The latest big funding award, to support industrial development on the Phoenix 10 site at Walsall, suggests the public sector has no doubts.

The West Midlands Combined Authority allocated £35.2M at its meeting on 9 November, opening the door to one of the Black Country's largest schemes.

Walsall Council and Homes England announced in January that they had chosen Henry Boot Developments to develop the 44 acre industrial site located between junctions 9 and 10 of the M6, Walsall, part of the Black Country Enterprise Zone.
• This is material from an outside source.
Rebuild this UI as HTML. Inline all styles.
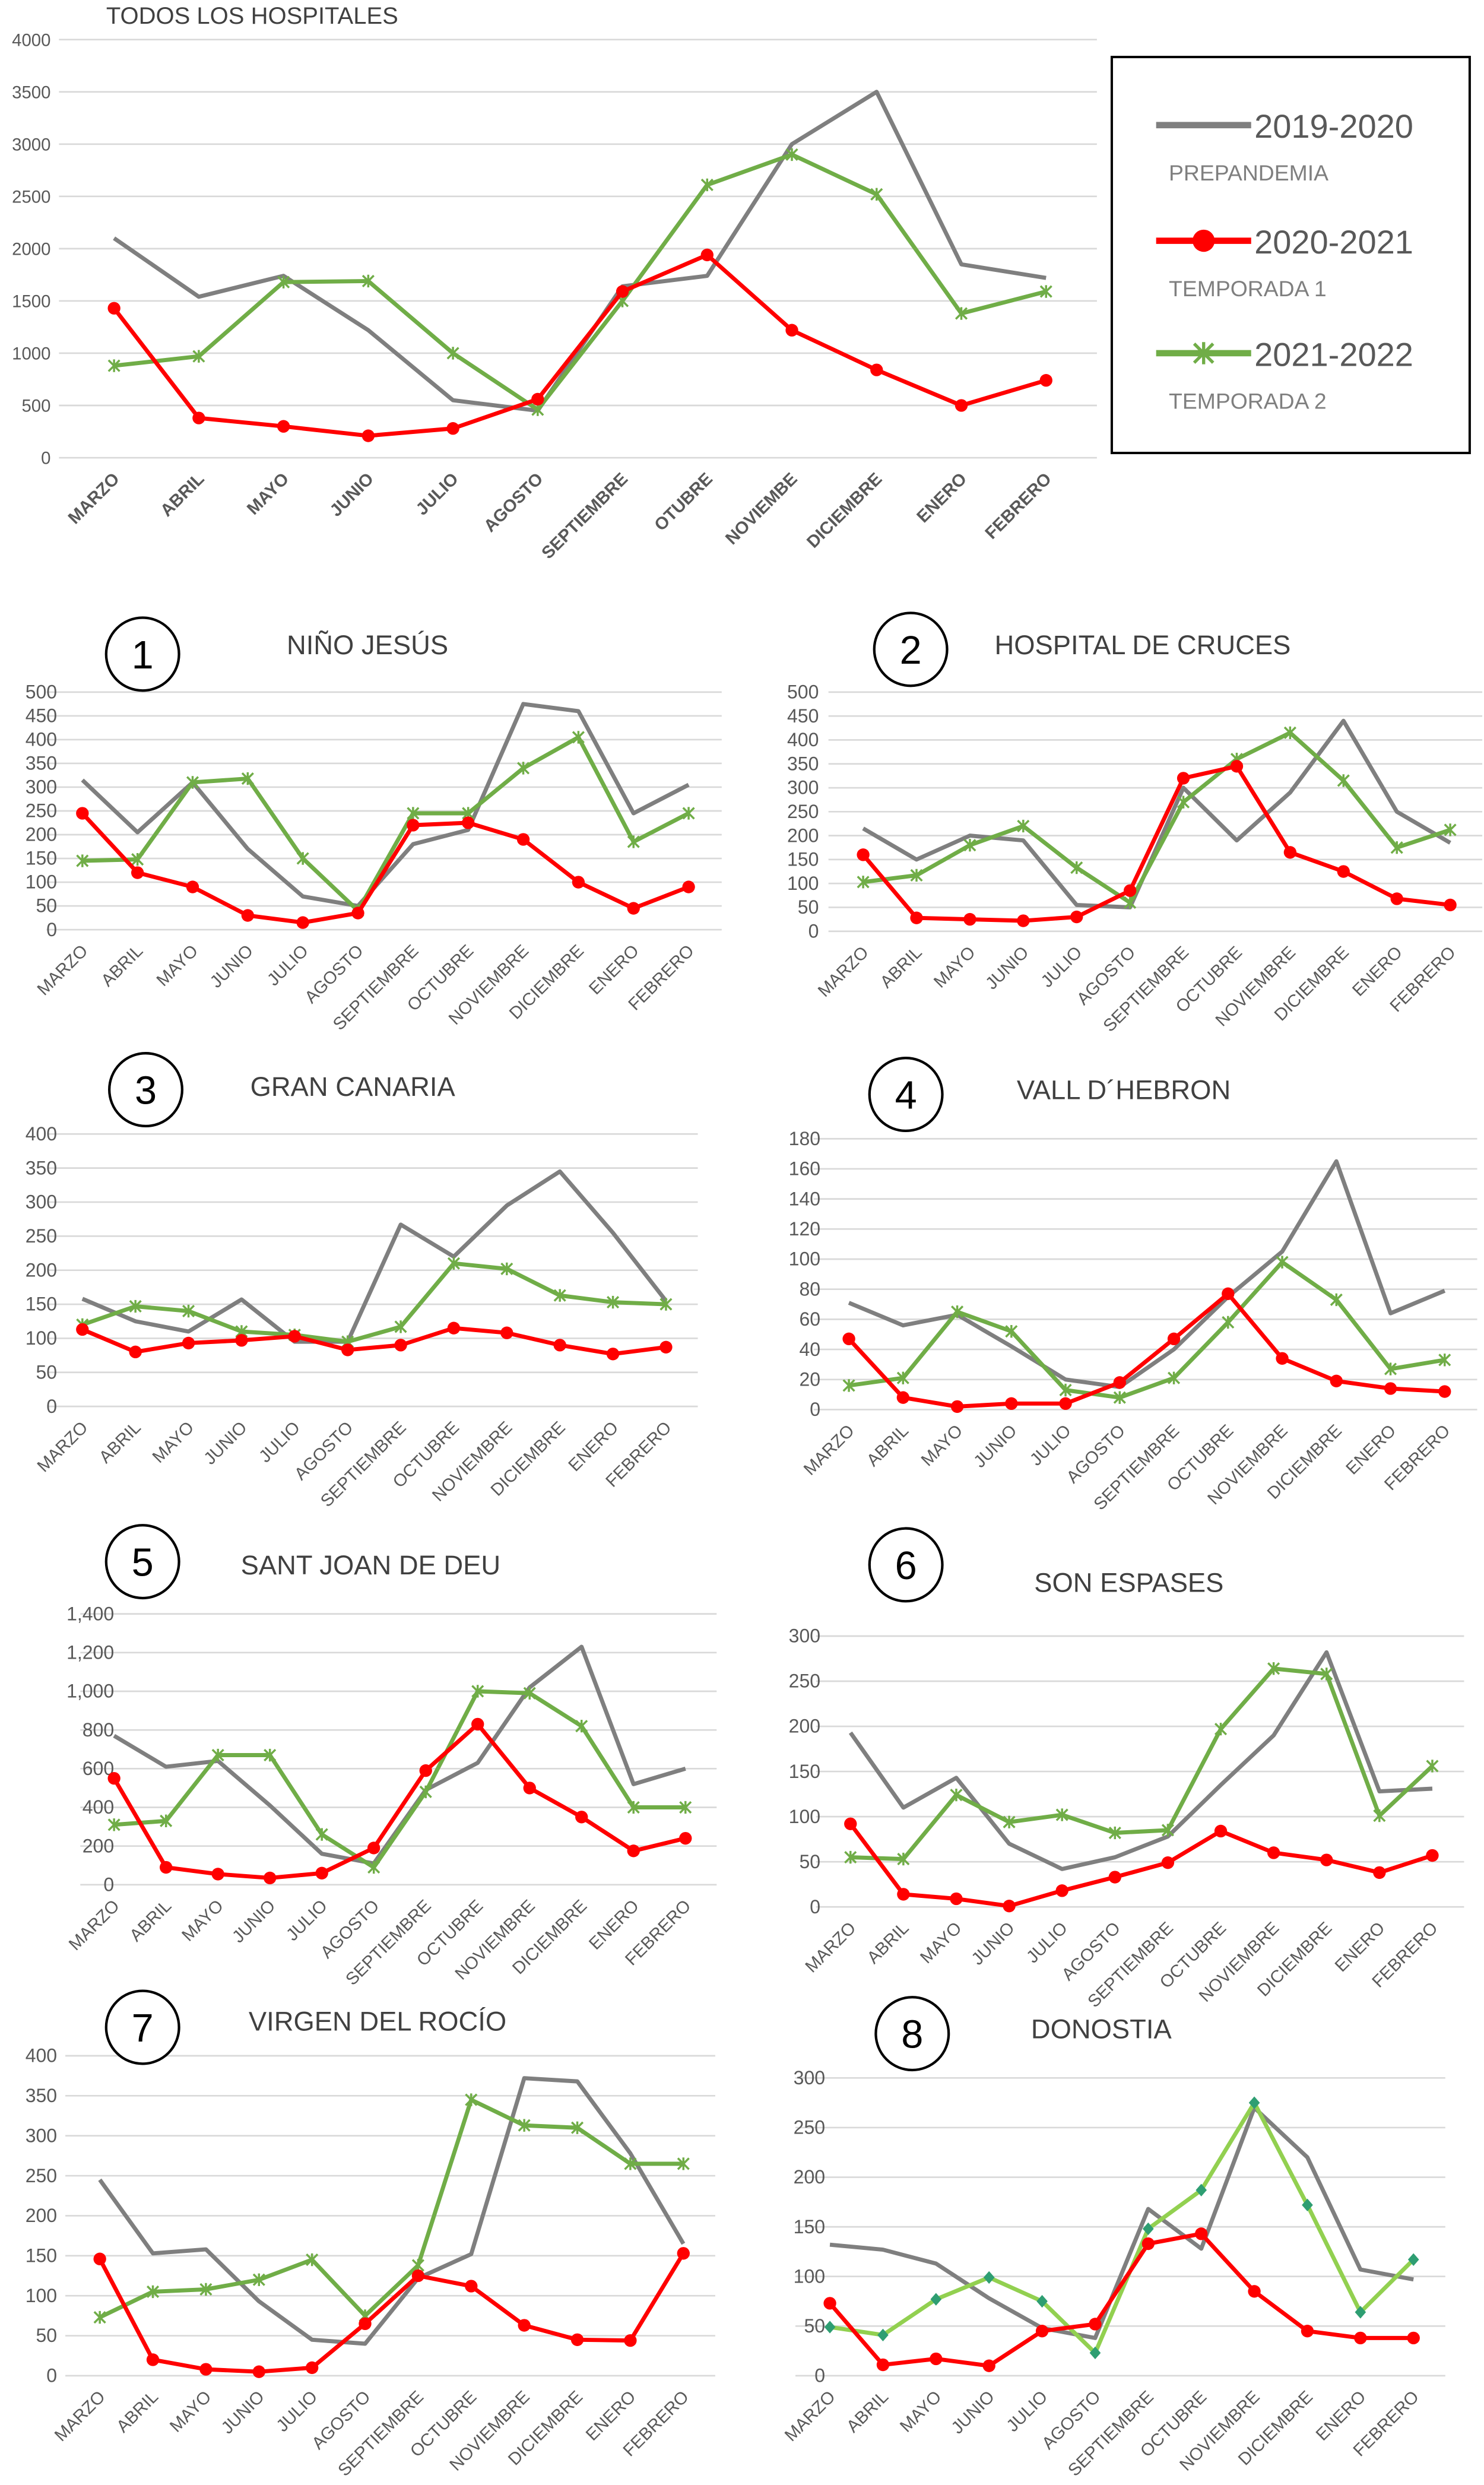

The former copper works site, vacant for many years, could see 620K SF of new industrial floorspace with work on-site beginning early next year.

Walsall council house
Walsall Council House

The Phoenix scheme comes as Wolverhampton begins to gain traction among developers, thanks in large part to the extension of the Midlands Metro and a new £150M railway station. Work on-site at the station began in September and is due for completion in 2020. It is part of a £3.7B tally of new investment in the city.

The project has helped inspire the first speculative office development in Wolverhampton since the early 1990s. In February Wolverhampton City Council agreed to borrow £13M to forward purchase a 47K SF speculative office development on a former car park at Railway Street.

The l9 development will be carried out by Liverpool-based ION Developments. The scheme won planning permission in May 2018 and is also due for completion in 2020.

The commercial activity comes as a raft of residential initiatives begin to bear fruit. The West Midlands Combined Authority is preparing a new planning portal to identify sites in Wolverhampton and Walsall corridor.

West Midlands Combined Authority head of land and development David Warburton, speaking at the Bisnow Future of Beds in Birmingham event in September, said the Black Country would be a key testing ground for efforts to break away from old methods of housing delivery.

"We now have plenty of fuel in the tank to achieve this, including one of the — if not the — largest reservoirs of brownfield land with residential development potential in the U.K." Warburton said. "The Black Country authorities alone have brownfield land which can develop 20,000 homes and we have a sites pipeline with 94% coverage of the West Midlands, so we know where the sites are."

"We know why sites do not come forward and the team we have started to put in place is beginning to develop interventions for these with laser-like precision."

Developers including SevernCapital and Galliard have indicated their interest in schemes in the area.

There are a lot of hopeful developers with their eyes on the Black Country, many hoping that the economic momentum is maintained in 2019. Whether the timing is good, or unlucky, will ultimately be decided by macroeconomic factors out of the region's control and yes, painful though it is to admit it, by the mood in distant London.